AT the September meeting of the Andover History and Archaeology Society, Tim Pye, newly appointed as National Trust Libraries’ curator, described the importance of the libraries in the Trust’s collections.

There are around 750,000 books on the shelves in 165 different houses, and 400,000 different titles, dating from the Caxton ‘Lyme Missal’ of 1487 to 20th century gothic novels. Some visitors think the finely-bound books in a house’s library have been ‘bought by the yard’. In fact, the book collection — along with the furnishings and paintings — is a key to unlocking the story of that house. While the national libraries are for scholars, the National Trust libraries bring the ordinary visitor in touch with significant books.

In its early days, the trust was more interested in the house than its contents, and books were sold off or dispersed to other houses. In a country house, the books were used by the owners, rather than displayed to impress. For instance, the books in Anglesey Abbey, Cambridgeshire were rebound by its Anglo-American millionaire owner, but include a unique collection of hand-coloured plate books bought by this discriminating collector.

In Wimpole Hall, also near Cambridge, the library was begun in 1711, with the bibliophile Harley family, the Earls of Oxford, augmenting its collection to 50,000 volumes. Although these were sold off, the library was replenished by their successors, the Hardwickes. In the 20th century, under the ownership of Elsie Bambridge, a daughter of Rudyard Kipling, a number of the English writer’s books were added.

The benign neglect of country house libraries gave them an advantage over the national libraries.Their books may also contain interesting material: notes showing what a contemporary reader thought important; doodles; a postcard from Mark Twain; a prayer book with changes of monarch in the state prayers; artistic bookplates; a shopping list.

Tim gave a local example. James Payne — not known by every member — was a famous Palladian architect whose 300th anniversary of his birth in Andover falls in October this year. His great buildings include Nostell Priory, Kedleston Hall and Chatsworth House. He was unfortunately eclipsed by Robert Adam. One of his smaller commissions, Felbrigg Hall, has an important library with Payne’s book on architecture next to Adam’s own book with its beautifully-tooled spine, rubbing in the rivalry.

Women might transform a library, bringing collections with them on marriage.
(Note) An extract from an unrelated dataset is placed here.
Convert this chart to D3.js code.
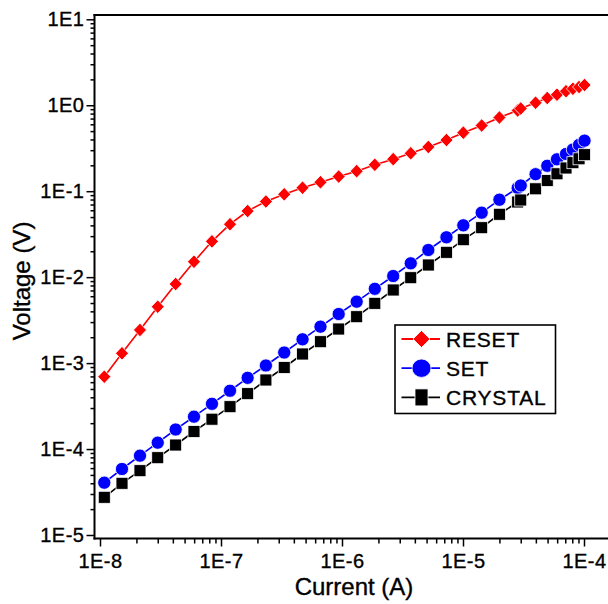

Sabine Winn, the daughter of a Swiss baron, brought her library of French books to Nostell Priory on her marriage in 1761. Smaller collections are also in industrial premises, and are significant for local social history. For instance, Quarry Bank, a Manchester cotton mill, has a workers’ library, with reprints of classics, improving SPCK books and a record of who borrowed what.

Cataloguing began in 1991, and the project is about two-thirds completed. All the titles can be searched online in the national Copac catalogue, or through the National Trust collections website,

Tim was thanked very warmly for his talk and the society wished him well in his daunting task of cataloguing and conservation.